◆ Dataset extract:
------------------------------------

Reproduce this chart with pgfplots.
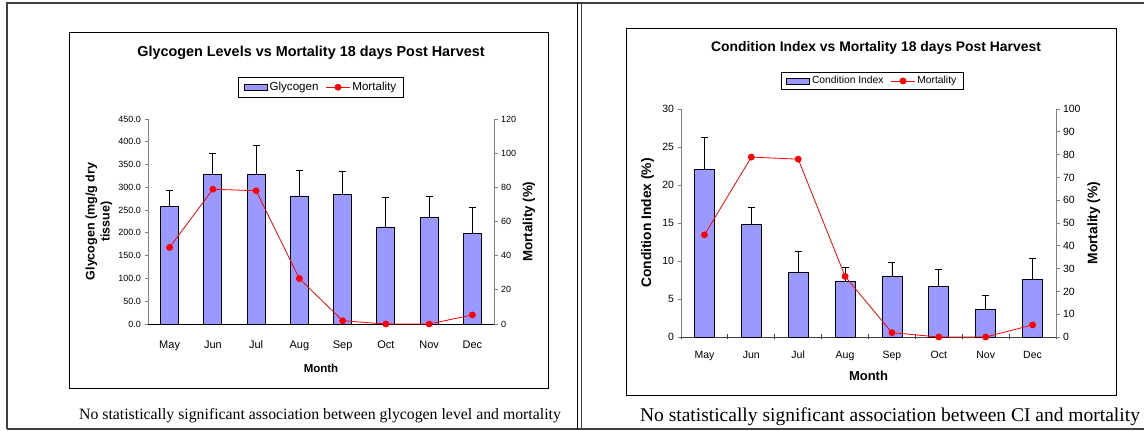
\documentclass[border=0pt]{standalone}
\usepackage{fontspec}
\setmainfont{Liberation Sans}
\newfontfamily\capfont{Liberation Serif}
\usepackage{pgfplots}
\usepackage{pgfplotstable}
\pgfplotsset{compat=1.18}

\definecolor{barblue}{HTML}{9999FF}
\definecolor{axgray}{HTML}{808080}
\definecolor{cellgray}{HTML}{404040}

% month, bar value, error (+), mortality
\pgfplotstableread{
x gly glyerr mort
0 259 34 44.8
1 328 47 78.9
2 328 64 78.0
3 281 57 26.6
4 284 52 1.9
5 213 65 0
6 233 46 0
7 199 56 5.3
}\glytab

\pgfplotstableread{
x ci cierr mort
0 22.0 4.2 44.8
1 14.8 2.3 78.9
2 8.5 2.7 78.0
3 7.3 1.9 26.6
4 7.95 1.8 1.9
5 6.7 2.2 0
6 3.6 1.9 0
7 7.6 2.8 5.3
}\citab

\pgfplotsset{
  barleg/.style={legend image code/.code={\draw[##1] (0pt,-3pt) rectangle (23pt,3pt);}},
  lineleg/.style={legend image code/.code={\draw[mark repeat=2,mark phase=2,##1] plot coordinates {(0pt,0pt)(12pt,0pt)(24pt,0pt)};}},
  excel/.style={
    scale only axis,
    xmin=-0.5, xmax=7.5,
    ymin=0,
    tick align=outside,
    major tick length=3.5pt,
    tick style={axgray, line width=0.8pt},
    axis line style={axgray, line width=0.8pt},
    /pgf/number format/assume math mode=true,
    clip=false,
  },
  mortline/.style={red, line width=0.8pt, mark=*, mark size=3pt, mark options={fill=red, draw=red}},
  errbars/.style={error bars/.cd, y dir=plus, y explicit,
    error bar style={black, line width=0.8pt},
    error mark=-,
    error mark options={rotate=90, black, mark size=3.5pt, line width=0.8pt}},
}

\begin{document}
\begin{tikzpicture}
\useasboundingbox (0,0) rectangle (1144pt,431pt);

% outer cells
\draw[cellgray, line width=1.2pt] (7pt,2pt) -- (7pt,428pt) -- (1144pt,428pt);
\draw[cellgray, line width=1.2pt] (7pt,2pt) -- (1144pt,2pt);
\draw[black, line width=1.8pt] (577.5pt,2pt) -- (577.5pt,428pt);
\draw[cellgray, line width=0.8pt] (581pt,2pt) -- (581pt,428pt);

% chart frames
\draw[black, line width=1pt] (69pt,42pt) rectangle (548pt,398pt);
\draw[black, line width=1pt] (626pt,35pt) rectangle (1116pt,402pt);

% ---------------- left chart ----------------
\node[font=\bfseries\fontsize{14.4}{16}\selectfont] at (311pt,378pt) {Glycogen Levels vs Mortality 18 days Post Harvest};

\begin{axis}[excel,
  at={(148pt,107pt)}, anchor=south west,
  width=346pt, height=205pt,
  ymax=450, ytick={0,50,...,450},
  axis y line*=left, axis x line*=bottom,
  x axis line style={black},
  xtick={0,...,7},
  xticklabels={May,Jun,Jul,Aug,Sep,Oct,Nov,Dec},
  xtick style={draw=none},
  xticklabel style={font=\fontsize{11}{12}\selectfont, text height=8.5pt, text depth=2.5pt, yshift=-9pt},
  yticklabel style={font=\fontsize{9}{10}\selectfont,
    /pgf/number format/.cd, fixed, fixed zerofill, precision=1},
  xlabel={Month},
  xlabel style={font=\bfseries\fontsize{11.5}{13}\selectfont, at={(axis description cs:0.5,-0.215)}, anchor=center},
  ylabel={Glycogen (mg/g dry\\tissue)},
  ylabel style={font=\bfseries\fontsize{12.5}{15}\selectfont, align=center, at={(axis description cs:-0.142,0.5)}, anchor=center},
  legend style={at={(0.5,1.155)}, anchor=center, draw=black, line width=0.8pt,
    font=\fontsize{11.6}{12.5}\selectfont, legend columns=-1,
    inner xsep=5pt, inner ysep=3pt,
    /tikz/every even column/.append style={column sep=5pt}},
  legend cell align=left,
]
\addplot[ybar, bar width=18pt, fill=barblue, draw=black, line width=0.8pt, barleg, errbars]
  table[x=x, y=gly, y error=glyerr] {\glytab};
\addlegendentry{Glycogen}
\addlegendimage{mortline, lineleg}
\addlegendentry{Mortality}
\end{axis}

\begin{axis}[excel,
  at={(148pt,107pt)}, anchor=south west,
  width=346pt, height=205pt,
  ymax=120, ytick={0,20,...,120},
  axis y line*=right, axis x line=none,
  yticklabel style={font=\fontsize{9}{10}\selectfont},
  ylabel={Mortality (\%)},
  ylabel style={font=\bfseries\fontsize{13.3}{15}\selectfont, at={(axis description cs:1.101,0.5)}, anchor=center},
]
\addplot[mortline] table[x=x, y=mort] {\glytab};
\end{axis}

\node[font=\capfont\fontsize{15.8}{18}\selectfont] at (320pt,15pt) {No statistically significant association between glycogen level and mortality};

% ---------------- right chart ----------------
\node[font=\bfseries\fontsize{13.9}{15.5}\selectfont] at (876pt,383pt) {Condition Index vs Mortality 18 days Post Harvest};

\begin{axis}[excel,
  at={(681pt,94pt)}, anchor=south west,
  width=375pt, height=228pt,
  ymax=30, ytick={0,5,...,30},
  axis y line*=left, axis x line*=bottom,
  x axis line style={black!75},
  xtick={-0.5,0.5,...,7.5},
  xticklabels={May,Jun,Jul,Aug,Sep,Oct,Nov,Dec},
  x tick label as interval,
  xtick style={black!75, yshift=2.5pt, /pgfplots/major tick length=5pt},
  xticklabel style={font=\fontsize{10.5}{12}\selectfont, text height=8pt, text depth=2.5pt, yshift=-6pt},
  yticklabel style={font=\fontsize{10.5}{12}\selectfont},
  xlabel={Month},
  xlabel style={font=\bfseries\fontsize{13}{14}\selectfont, at={(axis description cs:0.5,-0.171)}, anchor=center},
  ylabel={Condition Index (\%)},
  ylabel style={font=\bfseries\fontsize{13.8}{15}\selectfont, at={(axis description cs:-0.089,0.5)}, anchor=center},
  legend style={at={(0.51,1.123)}, anchor=center, draw=black, line width=0.8pt,
    font=\fontsize{10.3}{11}\selectfont, legend columns=-1,
    inner xsep=5pt, inner ysep=2pt,
    /tikz/every even column/.append style={column sep=5pt}},
  legend cell align=left,
]
\addplot[ybar, bar width=20pt, fill=barblue, draw=black, line width=0.8pt, barleg, errbars]
  table[x=x, y=ci, y error=cierr] {\citab};
\addlegendentry{Condition Index}
\addlegendimage{mortline, lineleg}
\addlegendentry{Mortality}
\end{axis}

\begin{axis}[excel,
  at={(681pt,94pt)}, anchor=south west,
  width=375pt, height=228pt,
  ymax=100, ytick={0,10,...,100},
  axis y line*=right, axis x line=none,
  yticklabel style={font=\fontsize{10.5}{12}\selectfont},
  ylabel={Mortality (\%)},
  ylabel style={font=\bfseries\fontsize{13.8}{15}\selectfont, at={(axis description cs:1.101,0.5)}, anchor=center},
]
\addplot[mortline] table[x=x, y=mort] {\citab};
\end{axis}

\node[font=\capfont\fontsize{19.5}{22}\selectfont] at (890pt,14pt) {No statistically significant association between CI and mortality};
\end{tikzpicture}
\end{document}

------------------------------------

◆ Goal: Copy each line exactly, and leave the pictures out of your copy.

◆ Task answer:
Reproduce this chart with pgfplots.
\documentclass[border=0pt]{standalone}
\usepackage{fontspec}
\setmainfont{Liberation Sans}
\newfontfamily\capfont{Liberation Serif}
\usepackage{pgfplots}
\usepackage{pgfplotstable}
\pgfplotsset{compat=1.18}

\definecolor{barblue}{HTML}{9999FF}
\definecolor{axgray}{HTML}{808080}
\definecolor{cellgray}{HTML}{404040}

% month, bar value, error (+), mortality
\pgfplotstableread{
x gly glyerr mort
0 259 34 44.8
1 328 47 78.9
2 328 64 78.0
3 281 57 26.6
4 284 52 1.9
5 213 65 0
6 233 46 0
7 199 56 5.3
}\glytab

\pgfplotstableread{
x ci cierr mort
0 22.0 4.2 44.8
1 14.8 2.3 78.9
2 8.5 2.7 78.0
3 7.3 1.9 26.6
4 7.95 1.8 1.9
5 6.7 2.2 0
6 3.6 1.9 0
7 7.6 2.8 5.3
}\citab

\pgfplotsset{
  barleg/.style={legend image code/.code={\draw[##1] (0pt,-3pt) rectangle (23pt,3pt);}},
  lineleg/.style={legend image code/.code={\draw[mark repeat=2,mark phase=2,##1] plot coordinates {(0pt,0pt)(12pt,0pt)(24pt,0pt)};}},
  excel/.style={
    scale only axis,
    xmin=-0.5, xmax=7.5,
    ymin=0,
    tick align=outside,
    major tick length=3.5pt,
    tick style={axgray, line width=0.8pt},
    axis line style={axgray, line width=0.8pt},
    /pgf/number format/assume math mode=true,
    clip=false,
  },
  mortline/.style={red, line width=0.8pt, mark=*, mark size=3pt, mark options={fill=red, draw=red}},
  errbars/.style={error bars/.cd, y dir=plus, y explicit,
    error bar style={black, line width=0.8pt},
    error mark=-,
    error mark options={rotate=90, black, mark size=3.5pt, line width=0.8pt}},
}

\begin{document}
\begin{tikzpicture}
\useasboundingbox (0,0) rectangle (1144pt,431pt);

% outer cells
\draw[cellgray, line width=1.2pt] (7pt,2pt) -- (7pt,428pt) -- (1144pt,428pt);
\draw[cellgray, line width=1.2pt] (7pt,2pt) -- (1144pt,2pt);
\draw[black, line width=1.8pt] (577.5pt,2pt) -- (577.5pt,428pt);
\draw[cellgray, line width=0.8pt] (581pt,2pt) -- (581pt,428pt);

% chart frames
\draw[black, line width=1pt] (69pt,42pt) rectangle (548pt,398pt);
\draw[black, line width=1pt] (626pt,35pt) rectangle (1116pt,402pt);

% ---------------- left chart ----------------
\node[font=\bfseries\fontsize{14.4}{16}\selectfont] at (311pt,378pt) {Glycogen Levels vs Mortality 18 days Post Harvest};

\begin{axis}[excel,
  at={(148pt,107pt)}, anchor=south west,
  width=346pt, height=205pt,
  ymax=450, ytick={0,50,...,450},
  axis y line*=left, axis x line*=bottom,
  x axis line style={black},
  xtick={0,...,7},
  xticklabels={May,Jun,Jul,Aug,Sep,Oct,Nov,Dec},
  xtick style={draw=none},
  xticklabel style={font=\fontsize{11}{12}\selectfont, text height=8.5pt, text depth=2.5pt, yshift=-9pt},
  yticklabel style={font=\fontsize{9}{10}\selectfont,
    /pgf/number format/.cd, fixed, fixed zerofill, precision=1},
  xlabel={Month},
  xlabel style={font=\bfseries\fontsize{11.5}{13}\selectfont, at={(axis description cs:0.5,-0.215)}, anchor=center},
  ylabel={Glycogen (mg/g dry\\tissue)},
  ylabel style={font=\bfseries\fontsize{12.5}{15}\selectfont, align=center, at={(axis description cs:-0.142,0.5)}, anchor=center},
  legend style={at={(0.5,1.155)}, anchor=center, draw=black, line width=0.8pt,
    font=\fontsize{11.6}{12.5}\selectfont, legend columns=-1,
    inner xsep=5pt, inner ysep=3pt,
    /tikz/every even column/.append style={column sep=5pt}},
  legend cell align=left,
]
\addplot[ybar, bar width=18pt, fill=barblue, draw=black, line width=0.8pt, barleg, errbars]
  table[x=x, y=gly, y error=glyerr] {\glytab};
\addlegendentry{Glycogen}
\addlegendimage{mortline, lineleg}
\addlegendentry{Mortality}
\end{axis}

\begin{axis}[excel,
  at={(148pt,107pt)}, anchor=south west,
  width=346pt, height=205pt,
  ymax=120, ytick={0,20,...,120},
  axis y line*=right, axis x line=none,
  yticklabel style={font=\fontsize{9}{10}\selectfont},
  ylabel={Mortality (\%)},
  ylabel style={font=\bfseries\fontsize{13.3}{15}\selectfont, at={(axis description cs:1.101,0.5)}, anchor=center},
]
\addplot[mortline] table[x=x, y=mort] {\glytab};
\end{axis}

\node[font=\capfont\fontsize{15.8}{18}\selectfont] at (320pt,15pt) {No statistically significant association between glycogen level and mortality};

% ---------------- right chart ----------------
\node[font=\bfseries\fontsize{13.9}{15.5}\selectfont] at (876pt,383pt) {Condition Index vs Mortality 18 days Post Harvest};

\begin{axis}[excel,
  at={(681pt,94pt)}, anchor=south west,
  width=375pt, height=228pt,
  ymax=30, ytick={0,5,...,30},
  axis y line*=left, axis x line*=bottom,
  x axis line style={black!75},
  xtick={-0.5,0.5,...,7.5},
  xticklabels={May,Jun,Jul,Aug,Sep,Oct,Nov,Dec},
  x tick label as interval,
  xtick style={black!75, yshift=2.5pt, /pgfplots/major tick length=5pt},
  xticklabel style={font=\fontsize{10.5}{12}\selectfont, text height=8pt, text depth=2.5pt, yshift=-6pt},
  yticklabel style={font=\fontsize{10.5}{12}\selectfont},
  xlabel={Month},
  xlabel style={font=\bfseries\fontsize{13}{14}\selectfont, at={(axis description cs:0.5,-0.171)}, anchor=center},
  ylabel={Condition Index (\%)},
  ylabel style={font=\bfseries\fontsize{13.8}{15}\selectfont, at={(axis description cs:-0.089,0.5)}, anchor=center},
  legend style={at={(0.51,1.123)}, anchor=center, draw=black, line width=0.8pt,
    font=\fontsize{10.3}{11}\selectfont, legend columns=-1,
    inner xsep=5pt, inner ysep=2pt,
    /tikz/every even column/.append style={column sep=5pt}},
  legend cell align=left,
]
\addplot[ybar, bar width=20pt, fill=barblue, draw=black, line width=0.8pt, barleg, errbars]
  table[x=x, y=ci, y error=cierr] {\citab};
\addlegendentry{Condition Index}
\addlegendimage{mortline, lineleg}
\addlegendentry{Mortality}
\end{axis}

\begin{axis}[excel,
  at={(681pt,94pt)}, anchor=south west,
  width=375pt, height=228pt,
  ymax=100, ytick={0,10,...,100},
  axis y line*=right, axis x line=none,
  yticklabel style={font=\fontsize{10.5}{12}\selectfont},
  ylabel={Mortality (\%)},
  ylabel style={font=\bfseries\fontsize{13.8}{15}\selectfont, at={(axis description cs:1.101,0.5)}, anchor=center},
]
\addplot[mortline] table[x=x, y=mort] {\citab};
\end{axis}

\node[font=\capfont\fontsize{19.5}{22}\selectfont] at (890pt,14pt) {No statistically significant association between CI and mortality};
\end{tikzpicture}
\end{document}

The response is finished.